# Confusion regard Fourier Series formulae

EDIT: I need help today, please. It's very important for my homework. I need to understand this concept. Thank you!

I have a doubt regarding the Fourier series formula.

In one of my notes, it is given that, for a function $f(x)$ defined on an interval $-\pi$ to $\pi$, the fourier series can be found as follows:

The series is:

$$f(x) = a_0 + \sum_{n=1}^\infty(a_n\cos nx) + \sum_{n=1}^\infty(b_n \sin nx)$$

And that:

\begin{align}a_0 &= \dfrac 1{2\pi}\int_{-T_0}^{T_0}f(x)dx \\ a_n &= \dfrac 1\pi\int_{-T_0}^{T_0}f(x)\cos(nx)dx \\ b_n &= \dfrac 1\pi\int_{-T_0}^{T_0}f(x)\sin(nx)dx \end{align}

However, when I searched online, I found different formulae. In some of them, the integral limits went from $0$ to $\pi$, in others from $-T_0$ to $T_O$. Also, the fraction before the integral differed - in some cases, the integral was multiplied not with $\dfrac 1{2\pi}$, but $\dfrac 1T$, etc.

I need the formula to solve the fourier series for basic functions such as $\sin^2(x)$, etc.

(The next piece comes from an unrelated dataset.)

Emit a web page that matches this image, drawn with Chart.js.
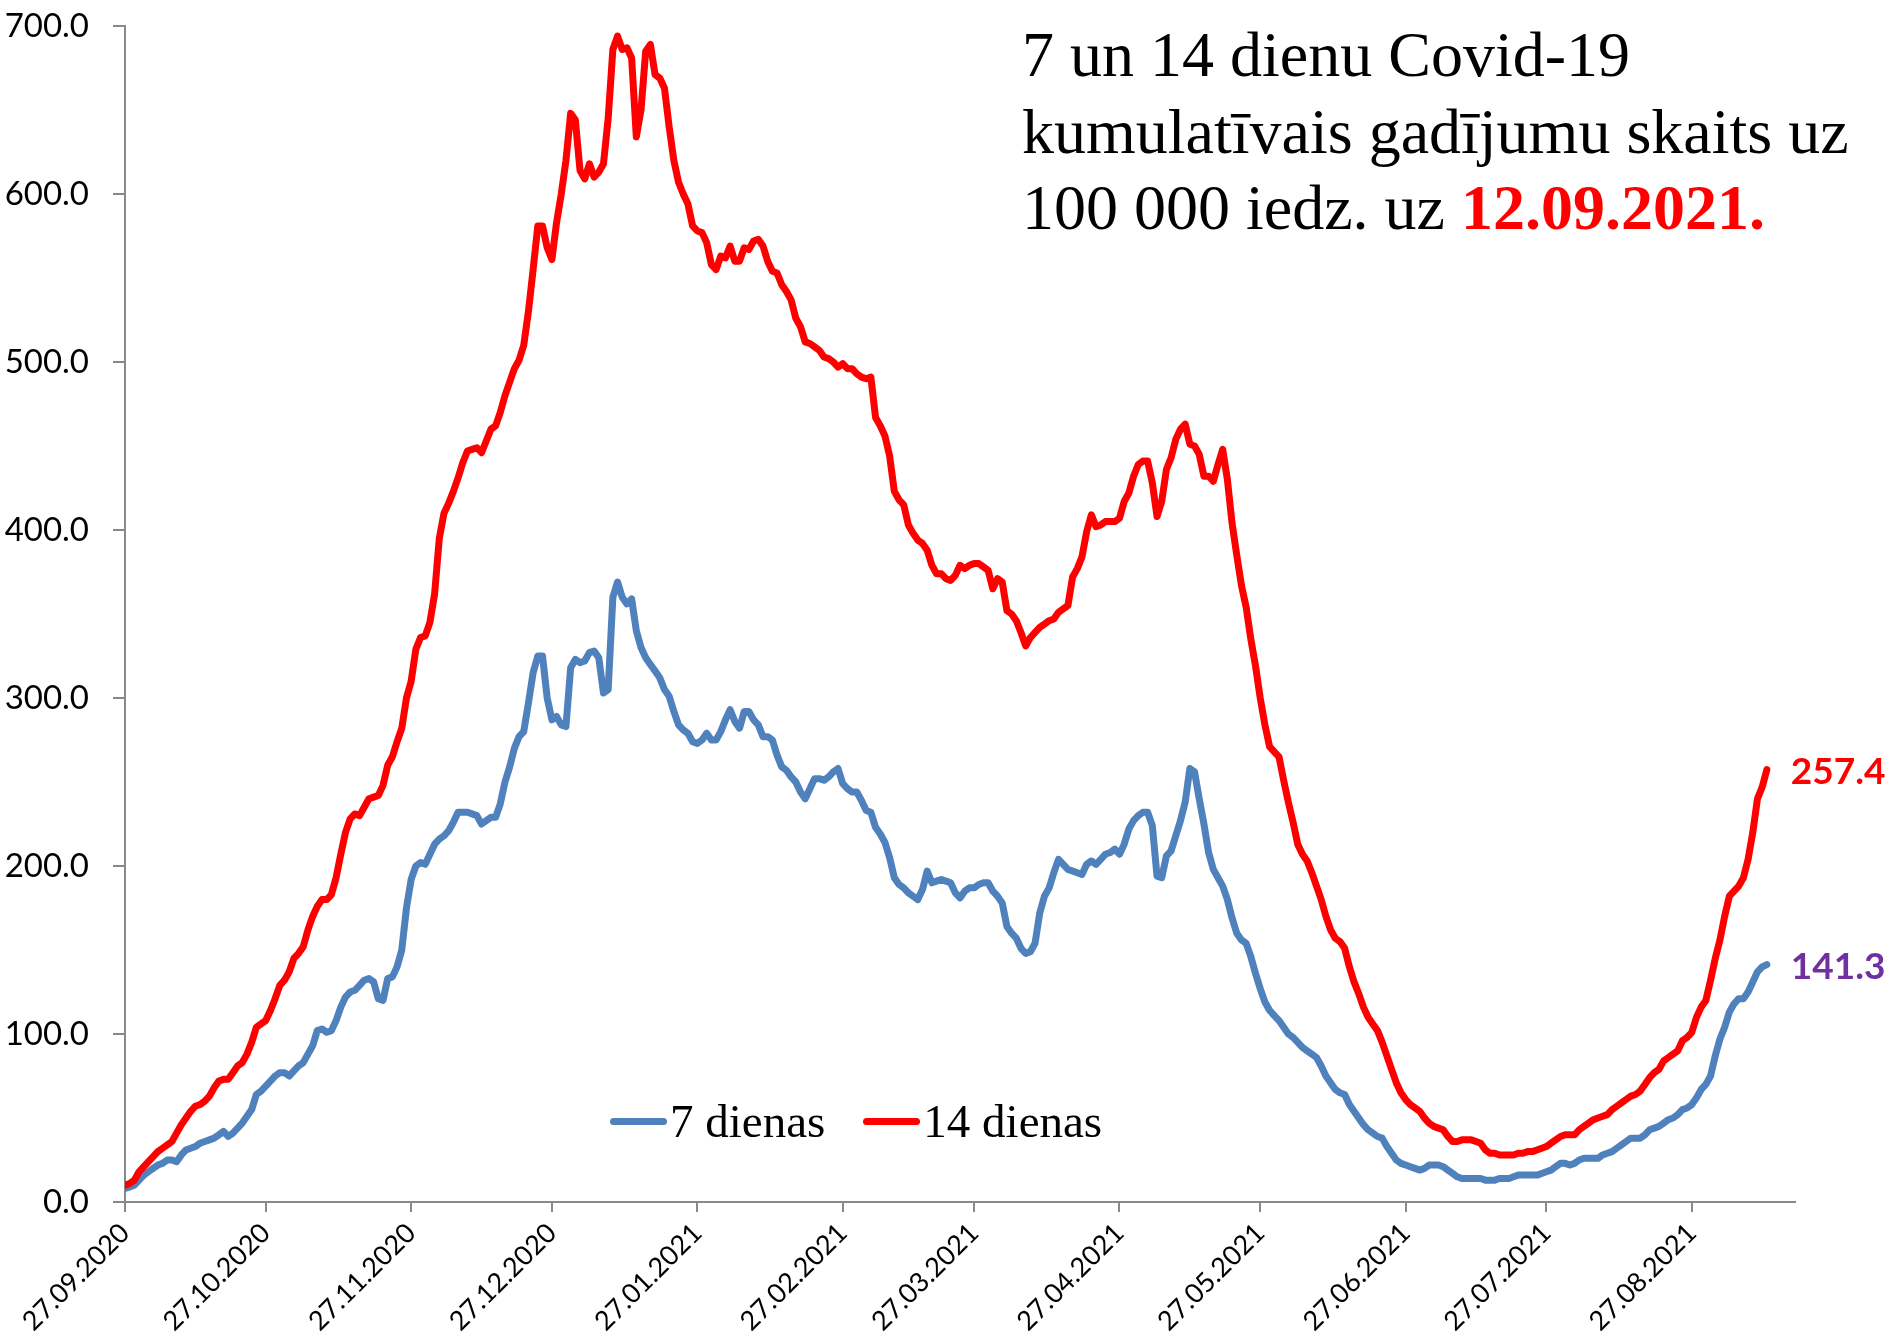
<!DOCTYPE html>
<html>
<head>
<meta charset="utf-8">
<script src="https://cdn.jsdelivr.net/npm/chart.js@4.4.1/dist/chart.umd.min.js"></script>
<style>
html,body{margin:0;padding:0;background:#fff;}
#wrap{position:relative;width:1891px;height:1332px;overflow:hidden;background:#fff;}
#c{position:absolute;left:0;top:0;}
#title{position:absolute;left:1022px;top:17px;font-family:'Liberation Serif','Times New Roman',serif;font-size:64px;line-height:76.5px;color:#000;white-space:nowrap;}
#title b{color:#FF0000;font-weight:bold;}
#legend{position:absolute;left:610px;top:1093px;display:flex;font-family:'Liberation Serif','Times New Roman',serif;font-size:47px;line-height:56px;color:#000;white-space:nowrap;}
#legend .item{display:flex;align-items:center;margin-right:38px;}
#legend .mark{width:57px;height:7px;border-radius:3.5px;margin-right:3px;}
</style>
</head>
<body>
<div id="wrap">
<canvas id="c" width="1891" height="1332"></canvas>
<div id="title">7 un 14 dienu Covid-19<br>kumulatīvais gadījumu skaits uz<br>100 000 iedz. uz <b>12.09.2021.</b></div>
<div id="legend"></div>
</div>
<script>
// ---- DATA ----
const startDate = '27.09.2020';            // first day of the daily series
const tickLabels = ['27.09.2020','27.10.2020','27.11.2020','27.12.2020','27.01.2021','27.02.2021',
                    '27.03.2021','27.04.2021','27.05.2021','27.06.2021','27.07.2021','27.08.2021'];
const seriesNames = ['7 dienas', '14 dienas'];

// 7-day cumulative cases per 100 000, daily from 27.09.2020 to 12.09.2021
const days7 = [
 8,9,10,13,16,18,20,22,23,25,
 25,24,28,31,32,33,35,36,37,38,
 40,42,39,41,44,47,51,55,64,66,
 69,72,75,77,77,75,78,81,83,88,
 93,102,103,101,102,108,116,122,125,126,
 129,132,133,131,121,120,133,134,140,150,
 175,192,200,202,201,207,213,216,218,221,
 226,232,232,232,231,230,225,227,229,229,
 237,250,259,270,277,280,297,315,325,325,
 300,287,289,284,283,318,323,321,322,327,
 328,324,303,305,360,369,360,356,359,340,
 330,324,320,316,312,305,301,292,284,281,
 279,274,273,275,279,275,275,280,287,293,
 286,282,292,292,287,284,277,277,275,266,
 259,257,253,250,244,240,246,252,252,251,
 253,256,258,249,246,244,244,239,233,232,
 223,219,214,205,193,189,187,184,182,180,
 186,197,190,191,192,191,190,184,181,185,
 187,187,189,190,190,185,182,178,164,160,
 157,151,148,149,154,172,182,187,196,204,
 201,198,197,196,195,201,203,201,204,207,
 208,210,207,213,222,227,230,232,232,224,
 194,193,206,209,218,227,238,258,256,240,
 225,208,198,193,188,180,169,160,156,154,
 146,136,127,119,114,111,108,104,100,98,
 95,92,90,88,86,81,75,71,67,65,
 64,58,54,50,46,43,41,39,38,33,
 29,25,23,22,21,20,19,20,22,22,
 22,21,19,17,15,14,14,14,14,14,
 13,13,13,14,14,14,15,16,16,16,
 16,16,17,18,19,21,23,23,22,23,
 25,26,26,26,26,28,29,30,32,34,
 36,38,38,38,40,43,44,45,47,49,
 50,52,55,56,58,62,67,70,75,87,
 97,104,113,118,121,121,125,131,137,140,
 141.3
];

// 14-day cumulative cases per 100 000, daily from 27.09.2020 to 12.09.2021
const days14 = [
 10,11,13,18,21,24,27,30,32,34,
 36,41,46,50,54,57,58,60,63,68,
 72,73,73,77,81,83,88,95,104,106,
 108,114,121,129,132,137,145,148,152,162,
 170,176,180,180,183,193,207,220,228,231,
 230,235,240,241,242,248,260,265,274,282,
 300,310,329,336,337,345,362,395,410,416,
 423,431,440,447,448,449,446,453,460,462,
 470,480,488,496,501,510,530,555,581,581,
 568,561,583,600,620,648,644,614,609,618,
 610,613,618,645,686,694,686,687,681,634,
 650,685,689,671,669,663,640,620,607,600,
 594,581,578,577,571,558,555,563,562,569,
 560,560,568,567,572,573,569,560,554,553,
 546,542,537,526,521,512,511,509,507,503,
 502,500,497,499,496,496,493,491,490,491,
 467,462,456,444,423,418,415,403,398,394,
 392,388,379,374,374,371,370,373,379,377,
 379,380,380,378,376,365,371,369,352,350,
 346,339,331,336,339,342,344,346,347,351,
 353,355,372,377,384,399,409,402,403,405,
 405,405,407,417,422,432,439,441,441,428,
 408,417,436,443,454,460,463,451,450,445,
 432,432,429,439,448,430,404,385,367,354,
 335,319,300,284,271,268,265,251,238,226,
 213,207,203,196,188,180,170,162,157,155,
 151,140,131,124,116,110,106,102,95,87,
 79,71,65,61,58,56,54,50,47,45,
 44,43,39,36,36,37,37,37,36,35,
 31,29,29,28,28,28,28,29,29,30,
 30,31,32,33,35,37,39,40,40,40,
 43,45,47,49,50,51,52,55,57,59,
 61,63,64,66,70,74,77,79,84,86,
 88,90,96,98,101,110,116,120,132,145,
 156,170,182,185,188,193,204,220,240,247,
 257.4
];

// ---- helpers ----
function parseDMY(s){ const [d,m,y] = s.split('.').map(Number); return Date.UTC(y, m-1, d); }
const t0 = parseDMY(startDate);
const dayOf = s => Math.round((parseDMY(s) - t0) / 86400000);
const tickDays = tickLabels.map(dayOf);
const toPoints = arr => arr.map((v, i) => ({x: i, y: v}));

const AXIS_COLOR = '#898989';
const X_MAX_DAY = 356;

const endLabelPlugin = {
  id: 'endLabels',
  afterDatasetsDraw(chart, args, opts) {
    const ctx = chart.ctx;
    chart.data.datasets.forEach((ds, i) => {
      const meta = chart.getDatasetMeta(i);
      const el = meta.data[meta.data.length - 1];
      const v = ds.data[ds.data.length - 1].y;
      ctx.save();
      ctx.font = opts.font;
      ctx.fillStyle = ds.endLabelColor;
      ctx.textAlign = 'left';
      ctx.textBaseline = 'middle';
      ctx.fillText(v.toFixed(1), el.x + opts.offset, el.y + 2);
      ctx.restore();
    });
  }
};

const chart = new Chart(document.getElementById('c'), {
  type: 'line',
  data: {
    datasets: [
      { label: seriesNames[0], data: toPoints(days7), borderColor: '#4F81BD', backgroundColor: '#4F81BD',
        borderWidth: 7, pointRadius: 0, tension: 0, borderCapStyle: 'round', borderJoinStyle: 'round',
        order: 2, endLabelColor: '#7030A0' },
      { label: seriesNames[1], data: toPoints(days14), borderColor: '#FF0000', backgroundColor: '#FF0000',
        borderWidth: 7, pointRadius: 0, tension: 0, borderCapStyle: 'round', borderJoinStyle: 'round',
        order: 1, endLabelColor: '#FF0000' }
    ]
  },
  options: {
    responsive: false,
    animation: false,
    devicePixelRatio: 1,
    layout: { padding: { left: 0, top: 26, right: 96, bottom: 0 } },
    plugins: {
      legend: { display: false },
      tooltip: { enabled: false },
      endLabels: { font: 'bold 37px Lato, "Open Sans", sans-serif', offset: 24 }
    },
    scales: {
      x: {
        type: 'linear', min: 0, max: X_MAX_DAY,
        afterBuildTicks: s => { s.ticks = tickDays.map(v => ({ value: v })); },
        afterFit: s => { s.height = 130; s.paddingTop = 0; },
        grid: { display: true, drawOnChartArea: false, drawTicks: true, tickLength: 10, color: AXIS_COLOR, lineWidth: 2 },
        border: { display: true, color: AXIS_COLOR, width: 2 },
        ticks: {
          autoSkip: false, minRotation: 45, maxRotation: 45, padding: 5, color: '#000',
          font: { family: 'Lato, "Open Sans", sans-serif', size: 27 },
          callback: v => { const k = tickDays.indexOf(v); return k >= 0 ? tickLabels[k] : ''; }
        }
      },
      y: {
        min: 0, max: 700,
        afterFit: s => { s.width = 125; s.paddingTop = 0; s.paddingBottom = 0; },
        grid: { display: true, drawOnChartArea: false, drawTicks: true, tickLength: 12, color: AXIS_COLOR, lineWidth: 2 },
        border: { display: true, color: AXIS_COLOR, width: 2 },
        ticks: {
          stepSize: 100, padding: 24, color: '#000',
          font: { family: 'Lato, "Open Sans", sans-serif', size: 33 },
          callback: v => Number(v).toFixed(1)
        }
      }
    }
  },
  plugins: [endLabelPlugin]
});

// HTML legend built from the datasets
const legend = document.getElementById('legend');
chart.data.datasets.forEach(ds => {
  const item = document.createElement('div'); item.className = 'item';
  const mark = document.createElement('span'); mark.className = 'mark'; mark.style.background = ds.borderColor;
  const txt = document.createElement('span'); txt.textContent = ds.label;
  item.appendChild(mark); item.appendChild(txt); legend.appendChild(item);
});
</script>
</body>
</html>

My biggest confusion lies with regard to the 'n' term used in the formulae. In some formula, I have seen it written as, for example:

$$f(x) = a_0 + \sum_{n=1}^\infty(a_n\cos(nw_0x)) + \sum_{n=1}^\infty(b_n\sin(nw_0x))$$

What is the difference between $nx$ and $nw_0x$, and which one do I use to solve for the fourier series? Could you please list the three formula exactly as I need? I wish to use only the trigonometric Fourier series, please.

Thanks.

• Suppose I want to find the Fourier Series for $sin^2x$. Then what is the exact formula do I use to find $a_0$, $a_n$ and $b_n$? Also, I want know the difference between $sin(nw_0x)$ and $sin(nx)$. Thanks! – user119186 Jan 19 '14 at 6:44
• It's really important that I understand this, please. Any help would be appreciated, thank you. – user119186 Jan 19 '14 at 7:09

The most general formula is $f(t) = \frac{a_0}{2}+\sum_{n=1}^{\infty}{a_n\cos(n\omega t)+b_n\sin(n\omega t)}$ then you can derive $a_n = \frac{2}{T}\int_c^{c+T}f(t)\cos(nwt)dt$ and $b_n = \frac{2}{T}\int_c^{c+T}f(t)\sin(nwt)dt$. Now $T$ is the period of the function. $\omega=\frac{2\pi}{T}$ and c is an arbitrary value that you choose for your integartion e.g. your function is $2\pi$ periodic between $[-\pi,\pi]$ then you choose $c = -\frac{T}{2}=-\frac{\pi}{2}$